Work is already well under way to move logic out of buildbotcustom, into mozharness. This is the "how do we run a job" to the scheduling's "when" and "where". As the build and test logic becomes more independent of the scheduling, we gain flexibility as to how we schedule jobs.

Our current implementation of buildbot cannot scale to the degree we need it to. An increase of an order of magnitude would mean tens of thousands of build+test slaves. One million jobs a day. That scale will help the project to develop faster, test faster and more thoroughly, and release better products that are simultaneously more stable and feature-filled. If our infrastructure is a force multiplier, applying a multiplier to the multiplier should result in massive change for good.

If we also make our configs cleaner, we can be smarter about what we schedule, and when. A 10x increase in our capacity would become an even larger amount of headroom than otherwise. Discussions about what we run, and how often, then become more about business value weighed against infrastructure- and human- time costs, rather than about infrastructure limits.

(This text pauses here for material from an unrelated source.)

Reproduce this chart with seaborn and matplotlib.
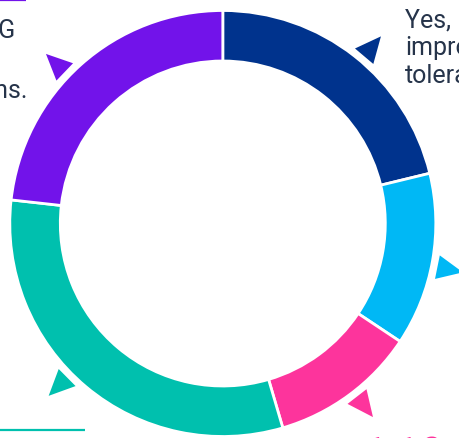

We've been talking about this for years, now, but product 1.0's and other external time pressures have kept it on the back burner. With no 1.0's on the horizon and the ability to measure the cost of things, hopefully we will finally be able to prioritize work on scheduling.

In part 2, I'm going to discuss a high-level overview of our plans and ideas for LWR, our next-gen scheduling system.
In part 3, I'm going to drill down into some hand-wavy LWR specifics, including what we can roll out in phase 1, which is what we were discussing at length last Tuesday. I didn't think I could dive into those specifics without giving some background context first.



1 :joduinn has seen scale like this, but I think Mozilla has surpassed those numbers.

2 We have a much larger matrix of (num_build_platforms · num_build_types) + (num_test_platforms · num_test_types) than any other project I've been a part of.

3 The workflows I've seen elsewhere have included

  1. on-demand (only build when someone pushes a button),
  2. nightly- or periodic- only,
  3. the tinderbox model where each build restarts after finishing, or
  4. a combination of the above.

With a smaller number of builds and tests per set, and a much less frequent rate of running those sets of builds and tests, the total number of compute hours per-day is significantly lower.

4 By "full staging environment", here, I'm not just including a single standalone buildbot master and a single buildbot slave. Depending on what we need to test, this can include a staging instance of self-serve, buildapi, statusdb, clobberer, slavealloc, tbpl, ftp.m.o, graphserver, hg repos (sometimes read-only, but sometimes read-write, e.g. staging releases which tag the repos), sometimes git repos, downstream test master + test slaves, etc. etc., and whatever staging systems we set up in this environment need to communicate with each other and not pollute production systems.